Willem van Hanegem

Willem van Hanegem was born in Breskens in 1944 at the height of the German occupation of the Netherlands.  The war left terrible scars on his family as young Wim lost his father and two brothers in bombing raids.  His father died heroically as he used his body to shield an infant from the blasts.  As a result of these losses, van Hanegem’s youth was difficult but his extraordinary talent for football and tough character drove him to attain success as one of the leading football players of his time.

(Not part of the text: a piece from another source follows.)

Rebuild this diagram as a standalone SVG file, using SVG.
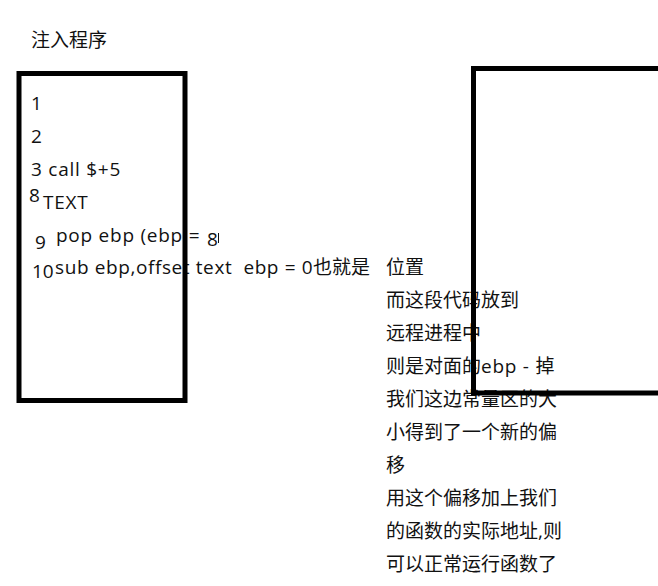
<svg xmlns="http://www.w3.org/2000/svg" width="658" height="586" viewBox="0 0 658 586">
<style>
text{font-family:"Open Sans","Noto Sans CJK SC",sans-serif;font-size:19px;fill:#111;white-space:pre}
.l{letter-spacing:0.75px}
.m{letter-spacing:0.6px}
.box{fill:none;stroke:#000;stroke-width:5}
</style>
<rect width="658" height="586" fill="#fff"/>
<g id="title"><text x="31" y="47">注入程序</text></g>
<g id="code">
<text x="31" y="110">1</text>
<text x="31" y="143">2</text>
<text class="l" x="31" y="176">3 call $+5</text>
<text x="29" y="202">8</text>
<text class="l" x="43" y="209">TEXT</text>
<text x="35" y="249">9</text>
<text class="l" x="56" y="242">pop ebp (ebp =</text>
<text x="207" y="246">8</text>
<line x1="218.5" y1="233" x2="218.5" y2="243" stroke="#111" stroke-width="1"/>
<text x="32" y="278">10</text>
<text x="55" y="274"><tspan class="m">sub ebp,offset text  ebp = 0</tspan>也就是</text>
</g>
<g id="notes">
<text x="386" y="274">位置</text>
<text x="386" y="307">而这段代码放到</text>
<text x="386" y="340">远程进程中</text>
<text x="386" y="373">则是对面的<tspan class="l">ebp - </tspan>掉</text>
<text x="386" y="406">我们这边常量区的大</text>
<text x="386" y="439">小得到了一个新的偏</text>
<text x="386" y="472">移</text>
<text x="386" y="505">用这个偏移加上我们</text>
<text x="386" y="538">的函数的实际地址,则</text>
<text x="386" y="571">可以正常运行函数了</text>
</g>
<g id="local-box"><rect class="box" x="19" y="73.5" width="166" height="327"/></g>
<g id="remote-box"><rect class="box" x="473.5" y="68.5" width="200" height="324.5"/></g>
</svg>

The young van Hanegem had little interest in school and rarely applied himself.  He had no great interest in football either.  At the age of fourteen he left school and began a series of odd jobs, most of which ended badly for the Zeeuw.  His discovery came one day when he was spotted kicking a football with great touch by the trainer of a local club, Velox.  He invited van Hanegem to join his team and the beginning of a career was launched.  Van Hanegem proved to be handful for the amateur club which sold him to Xerxes.  Here van Hanegem began to develop into one of the country’s best players.  In 1968 he was the second highest scorer in the league, an amazing feat for a midfielder known for his strong defensive skills.  Van Hanegem, however,  remained uncontrollable by his coaches and the referees.  It was at Xerxes, in 1968, that van Hanegem was 

selected for his first match with Oranje, and before long he was sold to Feyenoord.  In Rotterdam he finally got a taste of the fields of international club football as the team stormed through the rounds of the European Cup in the 1969-1970 season. Van Hanegem was benefiting tremendously from playing along side the great Coen Moulijn.  The Feyenoord of the late Sixties was constantly challenging Ajax for the hegemony of the Dutch competition.  As Moulijn’s influence on Feyenoord waned, it was Wim van Hanegem who rose to succeed him and eventually became the footballer the most associated with the Rotterdam club.  But in the beginning the supporters were cool towards van Hanegem as no one really knew what to make of this difficult, dark Zeeuw.  But van Hanegem had such an immense skill that he won over his detractors. When Ajax failed to win in the Final of the 1969 European Cup, van Hanegem and Feyenoord created their own chance at going one up on their Amsterdam rivals.  The Feyenoorders seized the occasion and won the most coveted European title the following season.  Van Hanegem was pivotal in the club’s 1970 European Cup triumph over Glasgow Celtic. a feat which was followed up with the World Cup for Clubs success.  He later led Feyenoord in capturing the UEFA Cup in 1974. 


Van Hanegem’s international career with Oranje had continued into the Seventies as he had developed into one of the best players in the country.  By the 1974 World Cup he stood out as one of great stars of perhaps Holland’s best national team to date.  He played an excellent tournament but took the defeat against the Germans particularly hard.  He would play one more tournament for Holland in the 1976 European Championship.   His refusal to kick-off after a dubious goal in the Semi-Final is legendary.  The Czechs had scored after a ridiculous decision by the referee to play on.  Back at the center of the field, van Hanegem put his foot on the ball and refused to kick off.  The referee instructed him to kick off several times only to hear van Hanegem ask “why?”  The referee then told van Hanegem to approach him, which he promptly refused.  Van Hanegem told the referee to come to him.  The result was a red card.  It was remarkable incident.  But it showed a character that could not be intimidated by anyone, in any situation. 


Van Hanegem retired shortly before the World Cup in Argentina and his absence was widely felt.  After hanging up his boots, van Hanegem embarked on successful training career, most notably at Feyenoord.  His former trainer in Rotterdam, Ernst Happel, said of him “that even if I live to be a hundred years old, I will never meet another phenomenon like Willem van Hanegem.”